Mehrzad contributed to the book "Från förort till framgång"("From suburb to success") which was released in February 2011 (ISBN 9185379409). Mehrzad, together with 25 other entrepreneurs in Sweden collected their biographies into an anthology and released the book as a "pro bono" project.

- A i alla ämnen - Den ultimata guiden till högsta betyg ("A in all subjects - The ultimate guide to the highest grades")

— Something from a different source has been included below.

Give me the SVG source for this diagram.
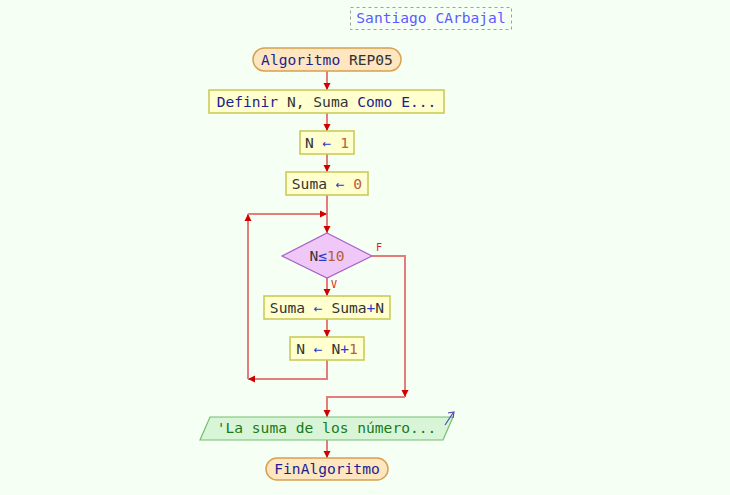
<svg xmlns="http://www.w3.org/2000/svg" width="730" height="495" viewBox="0 0 730 495">
<defs>
<style>
text{font-family:"DejaVu Sans Mono","Liberation Mono",monospace;font-size:14.6px;fill:#333;font-weight:normal;}
.kw{fill:#1e1e90;}
.op{fill:#2a3ad0;}
.num{fill:#b8603a;}
.proc{fill:#ffffcf;stroke:#c8c850;stroke-width:1.5;}
.term{fill:#fde6c0;stroke:#d8a050;stroke-width:1.5;}
.dec{fill:#efc8f8;stroke:#a860c8;stroke-width:1.2;}
.io{fill:#d8f5d8;stroke:#70c070;stroke-width:1.2;}
.ln{fill:none;stroke:#e47c7c;stroke-width:2;}
.lbl{font-family:"DejaVu Sans Mono",monospace;font-size:10px;fill:#dd2222;}
</style>
<marker id="ah2" viewBox="0 0 10 10" refX="10" refY="5" markerWidth="7" markerHeight="8" orient="auto" markerUnits="userSpaceOnUse">
<path d="M0,0 L10,5 L0,10 z" fill="#d00000"/>
</marker>
</defs>
<rect width="730" height="495" fill="#f6fff4"/>

<g id="title">
<rect x="350.5" y="7.5" width="161" height="22" fill="none" stroke="#a0a0a0" stroke-dasharray="3,3"/>
<text x="431" y="23" text-anchor="middle" style="fill:#5a5aff">Santiago CArbajal</text>
</g>

<g id="connectors">
<line class="ln" x1="327" y1="71" x2="327" y2="90" marker-end="url(#ah2)"/>
<line class="ln" x1="327" y1="113" x2="327" y2="131" marker-end="url(#ah2)"/>
<line class="ln" x1="327" y1="154" x2="327" y2="172" marker-end="url(#ah2)"/>
<line class="ln" x1="327" y1="195" x2="327" y2="233" marker-end="url(#ah2)"/>
<line class="ln" x1="327" y1="278" x2="327" y2="296" marker-end="url(#ah2)"/>
<line class="ln" x1="327" y1="319" x2="327" y2="337" marker-end="url(#ah2)"/>
<polyline class="ln" points="327,360 327,379 248,379" marker-end="url(#ah2)"/>
<polyline class="ln" points="248,379 248,214" marker-end="url(#ah2)"/>
<polyline class="ln" points="248,214 327,214" marker-end="url(#ah2)"/>
<polyline class="ln" points="372,256 405,256 405,397" marker-end="url(#ah2)"/>
<polyline class="ln" points="405,397 327,397 327,417" marker-end="url(#ah2)"/>
<line class="ln" x1="327" y1="440" x2="327" y2="458" marker-end="url(#ah2)"/>
<text class="lbl" x="376" y="251">F</text>
<text class="lbl" x="331" y="288">V</text>
</g>

<g id="start">
<rect class="term" x="253" y="48" width="148" height="23" rx="11.5"/>
<text x="327" y="64.5" text-anchor="middle"><tspan class="kw">Algoritmo</tspan> REP05</text>
</g>

<g id="definir">
<rect class="proc" x="209" y="90" width="235" height="23"/>
<text x="326.5" y="106.5" text-anchor="middle"><tspan class="kw">Definir</tspan> N, Suma <tspan class="kw">Como E...</tspan></text>
</g>

<g id="n1">
<rect class="proc" x="300" y="131" width="54" height="23"/>
<text x="327" y="147.5" text-anchor="middle">N <tspan class="op">←</tspan> <tspan class="num">1</tspan></text>
</g>

<g id="suma0">
<rect class="proc" x="286" y="172" width="82" height="23"/>
<text x="327" y="188.5" text-anchor="middle">Suma <tspan class="op">←</tspan> <tspan class="num">0</tspan></text>
</g>

<g id="cond">
<polygon class="dec" points="327,233 372,256 327,278 282,256"/>
<text x="327" y="261" text-anchor="middle">N<tspan class="op">≤</tspan><tspan class="num">10</tspan></text>
</g>

<g id="sumaN">
<rect class="proc" x="264" y="296" width="126" height="23"/>
<text x="327" y="312.5" text-anchor="middle">Suma <tspan class="op">←</tspan> Suma<tspan class="op">+</tspan>N</text>
</g>

<g id="incN">
<rect class="proc" x="290" y="337" width="74" height="23"/>
<text x="327" y="353.5" text-anchor="middle">N <tspan class="op">←</tspan> N<tspan class="op">+</tspan><tspan class="num">1</tspan></text>
</g>

<g id="output">
<polygon class="io" points="210,417 453,417 443,440 200,440"/>
<text x="326.5" y="433" text-anchor="middle" style="fill:#1a7a1a">'La suma de los número...</text>
<line x1="445" y1="425" x2="453" y2="413" stroke="#4a4ab0" stroke-width="1.2"/>
<path d="M448,413 L454,412 L453,418" fill="none" stroke="#4a4ab0" stroke-width="1.2"/>
</g>

<g id="end">
<rect class="term" x="266" y="458" width="122" height="22" rx="11"/>
<text x="327" y="474" text-anchor="middle" class="kw">FinAlgoritmo</text>
</g>
</svg>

In 2011, Sweden changed its grading system (IG-MVG) to the international system, A-F. Mehrzad was offered a publishing deal with Bonnier Fakta, to release an updated and revised form of his first book, "MVG i allt - Hemligheterna med att få högsta betyg i skolan". The book was released in August 2012 (ISBN 9789175034430) and became the top of Sweden's best-seller list. Mehrzad was in daily newspapers and on Swedish national television, Channel 4 (TV4 Nyhetsmorgon).

== Mobile Application ==

- Straight A's / A i alla ämnen

Mehrzad is the creator 'Straight A's' (Swedish title: A i alla ämnen'). The app was released in December 2013 and is the first mobile app personal study coach. The app has an algorithmic input function where the user can input their strengths and weaknesses in different categories. The app tailors study plans for the individual.